• **TASK PROMPT**: Exactly as written, retype the listing below, omitting the pictures.

— START INFORMATION SUPPLIED —

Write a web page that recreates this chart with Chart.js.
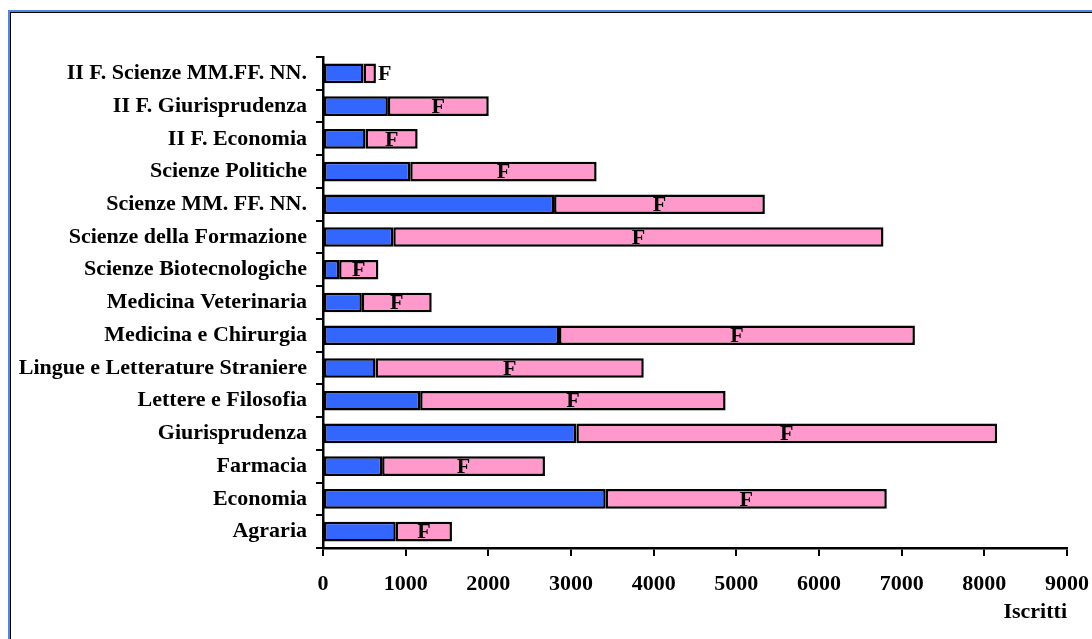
<!DOCTYPE html>
<html>
<head>
<meta charset="utf-8">
<script src="https://cdn.jsdelivr.net/npm/chart.js@4.4.0/dist/chart.umd.min.js"></script>
<style>
html,body{margin:0;padding:0;background:#fff;overflow:hidden}
#wrap{position:relative;width:1092px;height:639px}
#frame{position:absolute;left:8px;top:10px;width:1200px;height:800px;border:2px solid #4f86d9;box-shadow:inset 0 0 0 1px #000}
#c{position:absolute;left:0;top:0}
</style>
</head>
<body>
<div id="wrap">
<div id="frame"></div>
<canvas id="c" width="1092" height="639"></canvas>
</div>
<script>
// ================= DATA =================
const facolta = [
"II F. Scienze MM.FF. NN.","II F. Giurisprudenza","II F. Economia","Scienze Politiche",
"Scienze MM. FF. NN.","Scienze della Formazione","Scienze Biotecnologiche","Medicina Veterinaria",
"Medicina e Chirurgia","Lingue e Letterature Straniere","Lettere e Filosofia","Giurisprudenza",
"Farmacia","Economia","Agraria"
];

const maschi = [490,785,515,1055,2795,850,195,470,2855,635,1175,3065,715,3420,880];
const femmine = [150,1220,630,2255,2550,5930,475,845,4305,3245,3695,5090,1970,3400,680];

const xTicks = [0,1000,2000,3000,4000,5000,6000,7000,8000,9000];

const FONT = "'Liberation Serif','Times New Roman',serif";


// ================= LABEL F =================
const labelF = {
id:"labelF",
afterDatasetsDraw(chart){
let ctx = chart.ctx;
let meta = chart.getDatasetMeta(1);
ctx.save();
ctx.font = "bold 22px " + FONT;
ctx.fillStyle = "#000";
ctx.textAlign = "center";
ctx.textBaseline = "middle";
let tw = ctx.measureText("F").width;
meta.data.forEach(bar=>{
let w = bar.x - bar.base;
let x = (bar.x + bar.base)/2;
if(w < tw + 6) x = bar.x + 2 + tw/2;
ctx.fillText("F", x, bar.y + 1);
});
ctx.restore();
}
};


// ================= CHART =================
new Chart(document.getElementById("c"),{
type:"bar",
data:{
labels:facolta,
datasets:[{
label:"M",
data:maschi,
backgroundColor:"#3366ff",
borderColor:"#000",
borderWidth:2.5,
borderSkipped:false,
barPercentage:0.6,
categoryPercentage:1
},{
label:"F",
data:femmine,
backgroundColor:"#ff99cc",
borderColor:"#000",
borderWidth:2.5,
borderSkipped:false,
barPercentage:0.6,
categoryPercentage:1
}]
},
options:{
indexAxis:"y",
responsive:false,
animation:false,
layout:{padding:{left:0,right:25,top:57,bottom:0}},
plugins:{legend:{display:false},tooltip:{enabled:false}},
scales:{
x:{
stacked:true,
min:0,max:9000,
afterBuildTicks:s=>{ s.ticks = xTicks.map(v=>({value:v})) },
afterFit:s=>{ s.height = 91; s.paddingLeft = 0; s.paddingRight = 0 },
border:{color:"#000",width:2.5},
grid:{drawOnChartArea:false,color:"#000",lineWidth:2,tickLength:8},
ticks:{color:"#000",padding:15,maxRotation:0,autoSkip:false,
callback:v=>String(v),
font:{family:FONT,size:22,weight:"bold"}},
title:{display:true,text:"Iscritti",align:"end",color:"#000",padding:{top:0,bottom:13},font:{family:FONT,size:22,weight:"bold"}}
},
y:{
stacked:true,
afterFit:s=>{ s.width = 323; s.paddingTop = 0; s.paddingBottom = 0 },
border:{color:"#000",width:2.5},
grid:{drawOnChartArea:false,color:"#000",lineWidth:2,tickLength:7,offset:true},
ticks:{color:"#000",padding:9,autoSkip:false,font:{family:FONT,size:22,weight:"bold"}}
}
}
},
plugins:[labelF]
});
</script>
</body>
</html>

— END INFORMATION SUPPLIED —

• **SOLUTION TO THIS PROBLEM**:
Write a web page that recreates this chart with Chart.js.
<!DOCTYPE html>
<html>
<head>
<meta charset="utf-8">
<script src="https://cdn.jsdelivr.net/npm/chart.js@4.4.0/dist/chart.umd.min.js"></script>
<style>
html,body{margin:0;padding:0;background:#fff;overflow:hidden}
#wrap{position:relative;width:1092px;height:639px}
#frame{position:absolute;left:8px;top:10px;width:1200px;height:800px;border:2px solid #4f86d9;box-shadow:inset 0 0 0 1px #000}
#c{position:absolute;left:0;top:0}
</style>
</head>
<body>
<div id="wrap">
<div id="frame"></div>
<canvas id="c" width="1092" height="639"></canvas>
</div>
<script>
// ================= DATA =================
const facolta = [
"II F. Scienze MM.FF. NN.","II F. Giurisprudenza","II F. Economia","Scienze Politiche",
"Scienze MM. FF. NN.","Scienze della Formazione","Scienze Biotecnologiche","Medicina Veterinaria",
"Medicina e Chirurgia","Lingue e Letterature Straniere","Lettere e Filosofia","Giurisprudenza",
"Farmacia","Economia","Agraria"
];

const maschi = [490,785,515,1055,2795,850,195,470,2855,635,1175,3065,715,3420,880];
const femmine = [150,1220,630,2255,2550,5930,475,845,4305,3245,3695,5090,1970,3400,680];

const xTicks = [0,1000,2000,3000,4000,5000,6000,7000,8000,9000];

const FONT = "'Liberation Serif','Times New Roman',serif";


// ================= LABEL F =================
const labelF = {
id:"labelF",
afterDatasetsDraw(chart){
let ctx = chart.ctx;
let meta = chart.getDatasetMeta(1);
ctx.save();
ctx.font = "bold 22px " + FONT;
ctx.fillStyle = "#000";
ctx.textAlign = "center";
ctx.textBaseline = "middle";
let tw = ctx.measureText("F").width;
meta.data.forEach(bar=>{
let w = bar.x - bar.base;
let x = (bar.x + bar.base)/2;
if(w < tw + 6) x = bar.x + 2 + tw/2;
ctx.fillText("F", x, bar.y + 1);
});
ctx.restore();
}
};


// ================= CHART =================
new Chart(document.getElementById("c"),{
type:"bar",
data:{
labels:facolta,
datasets:[{
label:"M",
data:maschi,
backgroundColor:"#3366ff",
borderColor:"#000",
borderWidth:2.5,
borderSkipped:false,
barPercentage:0.6,
categoryPercentage:1
},{
label:"F",
data:femmine,
backgroundColor:"#ff99cc",
borderColor:"#000",
borderWidth:2.5,
borderSkipped:false,
barPercentage:0.6,
categoryPercentage:1
}]
},
options:{
indexAxis:"y",
responsive:false,
animation:false,
layout:{padding:{left:0,right:25,top:57,bottom:0}},
plugins:{legend:{display:false},tooltip:{enabled:false}},
scales:{
x:{
stacked:true,
min:0,max:9000,
afterBuildTicks:s=>{ s.ticks = xTicks.map(v=>({value:v})) },
afterFit:s=>{ s.height = 91; s.paddingLeft = 0; s.paddingRight = 0 },
border:{color:"#000",width:2.5},
grid:{drawOnChartArea:false,color:"#000",lineWidth:2,tickLength:8},
ticks:{color:"#000",padding:15,maxRotation:0,autoSkip:false,
callback:v=>String(v),
font:{family:FONT,size:22,weight:"bold"}},
title:{display:true,text:"Iscritti",align:"end",color:"#000",padding:{top:0,bottom:13},font:{family:FONT,size:22,weight:"bold"}}
},
y:{
stacked:true,
afterFit:s=>{ s.width = 323; s.paddingTop = 0; s.paddingBottom = 0 },
border:{color:"#000",width:2.5},
grid:{drawOnChartArea:false,color:"#000",lineWidth:2,tickLength:7,offset:true},
ticks:{color:"#000",padding:9,autoSkip:false,font:{family:FONT,size:22,weight:"bold"}}
}
}
},
plugins:[labelF]
});
</script>
</body>
</html>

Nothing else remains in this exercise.